Examining separately the parts of the proceedings having taken place before the Special Court and the Supreme Court and the involvement of the OSP, the Constitutional Court concluded that, in view of all the circumstances, there had been no delays attributable to the authorities reaching a constitutionally relevant threshold. From that perspective, the Constitution Court considered that any delays resulting from the applicant ’ s challenges of bias were imputable to him and that the relevance of the delays in the service of the Special Court ’ s decision of 16 July 2009 on the applicant (on 30 July 2009), which were due to the lack of coordination among the authorities concerned, had been reduced by the service of that decision on the lawyer of the applicant ’ s choice on 27 July 2009.

The written version of the Constitutional Court ’ s decision was served on the applicant on 26 August 2010.

COMPLAINT

25 . The applicant complains under Article 5 § 4 of the Convention that, upon his request for release of May 2009, the lawfulness of his detention was not decided speedily.
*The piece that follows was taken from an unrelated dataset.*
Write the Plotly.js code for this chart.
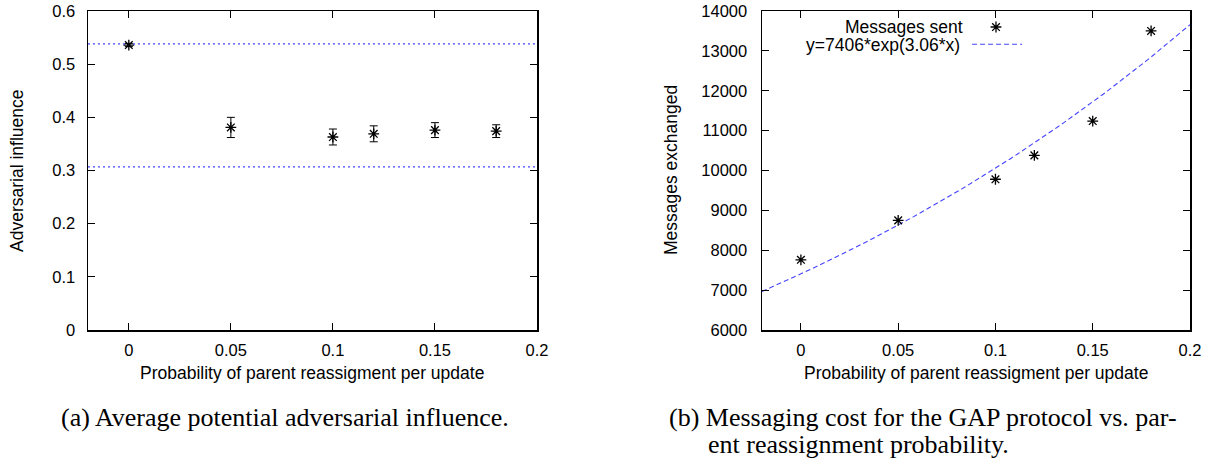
<!DOCTYPE html>
<html>
<head>
<meta charset="utf-8">
<script src="https://cdn.plot.ly/plotly-3.0.1.min.js"></script>
<style>
  html, body { margin: 0; padding: 0; background: #fff; }
  #chart { width: 1215px; height: 476px; }
</style>
</head>
<body>
<div id="chart"></div>
<script>
// Probability of parent reassignment per update (shared x values)
const reassignProb = [0, 0.05, 0.1, 0.12, 0.15, 0.18];

// (a) average potential adversarial influence, with error bar half-widths
const influence    = [0.536, 0.381, 0.363, 0.369, 0.376, 0.374];
const influenceErr = [0.003, 0.019, 0.015, 0.015, 0.014, 0.012];
// reference levels drawn as dotted lines
const influenceUpper = 0.538;
const influenceLower = 0.307;

// (b) messages exchanged
const messagesSent = [7760, 8750, 9780, 10380, 11240, 13500];
// fitted curve y = A * exp(B * x)
const fitA = 7406;
const fitB = 3.06;

const xRange = [-0.02, 0.2];
const influenceTicks = [0, 0.1, 0.2, 0.3, 0.4, 0.5, 0.6];
const messageTicks = [6000, 7000, 8000, 9000, 10000, 11000, 12000, 13000, 14000];
const probTicks = [0, 0.05, 0.1, 0.15, 0.2];

const W = 1215, H = 476;
const px = v => v / W;
const py = v => 1 - v / H;

const BLUE = '#4545ff';
const SANS = 'Liberation Sans, Arial, sans-serif';
const SERIF = 'Liberation Serif, Times New Roman, serif';

// fitted curve sampled across the x range
const fitX = [];
for (let x = xRange[0]; x <= xRange[1] + 1e-9; x += 0.0025) fitX.push(+x.toFixed(4));
const fitY = fitX.map(x => fitA * Math.exp(fitB * x));

const starMarker = {
  symbol: 'asterisk-open', size: 9, color: '#000',
  line: { color: '#000', width: 1.3 }
};

const traces = [
  { // upper dotted level
    x: xRange, y: [influenceUpper, influenceUpper], xaxis: 'x', yaxis: 'y',
    mode: 'lines', line: { color: BLUE, width: 1.3, dash: '2px,3px' }, hoverinfo: 'skip'
  },
  { // lower dotted level
    x: xRange, y: [influenceLower, influenceLower], xaxis: 'x', yaxis: 'y',
    mode: 'lines', line: { color: BLUE, width: 1.3, dash: '2px,3px' }, hoverinfo: 'skip'
  },
  { // influence points with error bars
    x: reassignProb, y: influence, xaxis: 'x', yaxis: 'y',
    mode: 'markers', marker: starMarker,
    error_y: { type: 'data', array: influenceErr, visible: true, color: '#000', thickness: 1, width: 4 }
  },
  { // fitted exponential
    x: fitX, y: fitY, xaxis: 'x2', yaxis: 'y2',
    mode: 'lines', line: { color: BLUE, width: 1.1, dash: '5px,3px' }, hoverinfo: 'skip'
  },
  { // message counts
    x: reassignProb, y: messagesSent, xaxis: 'x2', yaxis: 'y2',
    mode: 'markers', marker: starMarker
  },
  // key samples (in the key's own unit box over the right panel)
  {
    x: [0.5467], y: [0.9498], xaxis: 'x3', yaxis: 'y3',
    mode: 'markers', marker: starMarker, hoverinfo: 'skip'
  },
  {
    x: [0.4907, 0.6075], y: [0.8956, 0.8956], xaxis: 'x3', yaxis: 'y3',
    mode: 'lines', line: { color: BLUE, width: 1.1, dash: '5px,3px' }, hoverinfo: 'skip'
  }
];

const axisCommon = {
  showline: true, linecolor: '#000', linewidth: 1.5, mirror: 'ticks',
  ticks: 'inside', ticklen: 7, tickwidth: 1, tickcolor: '#000',
  showgrid: false, zeroline: false, fixedrange: true,
  tickfont: { family: SANS, size: 16.5, color: '#000' }
};

const layout = {
  width: W, height: H,
  margin: { l: 0, r: 0, t: 0, b: 0 },
  paper_bgcolor: '#fff', plot_bgcolor: '#fff',
  showlegend: false,
  xaxis: Object.assign({}, axisCommon, {
    domain: [px(88), px(537)], range: xRange, anchor: 'y',
    tickvals: probTicks, ticklabelstandoff: 5
  }),
  yaxis: Object.assign({}, axisCommon, {
    domain: [py(330), py(11)], range: [0, 0.6], anchor: 'x',
    tickvals: influenceTicks, ticklabelstandoff: 8
  }),
  xaxis2: Object.assign({}, axisCommon, {
    domain: [px(762), px(1190)], range: xRange, anchor: 'y2',
    tickvals: probTicks, ticklabelstandoff: 5
  }),
  yaxis2: Object.assign({}, axisCommon, {
    domain: [py(330), py(11)], range: [6000, 14000], anchor: 'x2',
    tickvals: messageTicks, tickformat: 'd', ticklabelstandoff: 10
  }),
  xaxis3: { overlaying: 'x2', anchor: 'y3', range: [0, 1], visible: false, fixedrange: true },
  yaxis3: { overlaying: 'y2', anchor: 'x3', range: [0, 1], visible: false, fixedrange: true },
  annotations: [
    // axis titles
    { text: 'Adversarial influence', xref: 'paper', yref: 'paper', x: px(17), y: py(171),
      textangle: -90, showarrow: false, xanchor: 'center', yanchor: 'middle',
      font: { family: SANS, size: 17.5, color: '#000' } },
    { text: 'Probability of parent reassigment per update', xref: 'paper', yref: 'paper',
      x: px(312), y: py(373), showarrow: false, xanchor: 'center', yanchor: 'middle',
      font: { family: SANS, size: 17.5, color: '#000' } },
    { text: 'Messages exchanged', xref: 'paper', yref: 'paper', x: px(671), y: py(170),
      textangle: -90, showarrow: false, xanchor: 'center', yanchor: 'middle',
      font: { family: SANS, size: 17.5, color: '#000' } },
    { text: 'Probability of parent reassigment per update', xref: 'paper', yref: 'paper',
      x: px(976), y: py(373), showarrow: false, xanchor: 'center', yanchor: 'middle',
      font: { family: SANS, size: 17.5, color: '#000' } },
    // key labels
    { text: 'Messages sent', xref: 'paper', yref: 'paper', x: px(965), y: py(27),
      showarrow: false, xanchor: 'right', yanchor: 'middle',
      font: { family: SANS, size: 17.5, color: '#000' } },
    { text: 'y=7406*exp(3.06*x)', xref: 'paper', yref: 'paper', x: px(962), y: py(44.5),
      showarrow: false, xanchor: 'right', yanchor: 'middle',
      font: { family: SANS, size: 17.5, color: '#000' } },
    // captions
    { text: '(a) Average potential adversarial influence.', xref: 'paper', yref: 'paper',
      x: px(285), y: py(417), showarrow: false, xanchor: 'center', yanchor: 'middle',
      font: { family: SERIF, size: 26, color: '#000' } },
    { text: '(b) Messaging cost for the GAP protocol vs. par-', xref: 'paper', yref: 'paper',
      x: px(667), y: py(417), showarrow: false, xanchor: 'left', yanchor: 'middle',
      font: { family: SERIF, size: 26, color: '#000' } },
    { text: 'ent reassignment probability.', xref: 'paper', yref: 'paper',
      x: px(706), y: py(444), showarrow: false, xanchor: 'left', yanchor: 'middle',
      font: { family: SERIF, size: 26, color: '#000' } }
  ]
};

Plotly.newPlot('chart', traces, layout, { staticPlot: true, displayModeBar: false });
</script>
</body>
</html>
26 . The applicant also complains under Article 5 § 5 of the Convention that he has been denied an enforceable right to compensation in respect of the alleged violation of his above-mentioned right under Article 5 § 4.

QUESTIONS TO THE PARTIES

1. Did the length of the proceedings in the present case, by which the applicant sought to challenge the lawfulness of his pre-trial detention, upon his request for release of May 2009, comply with the “speed” requirement of Article 5 § 4 of the Convention?

2. Did the applicant have an enforceable right to compensation for his detention in alleged contravention of Article 5 § 4, as required by Article 5 § 5 of the Convention?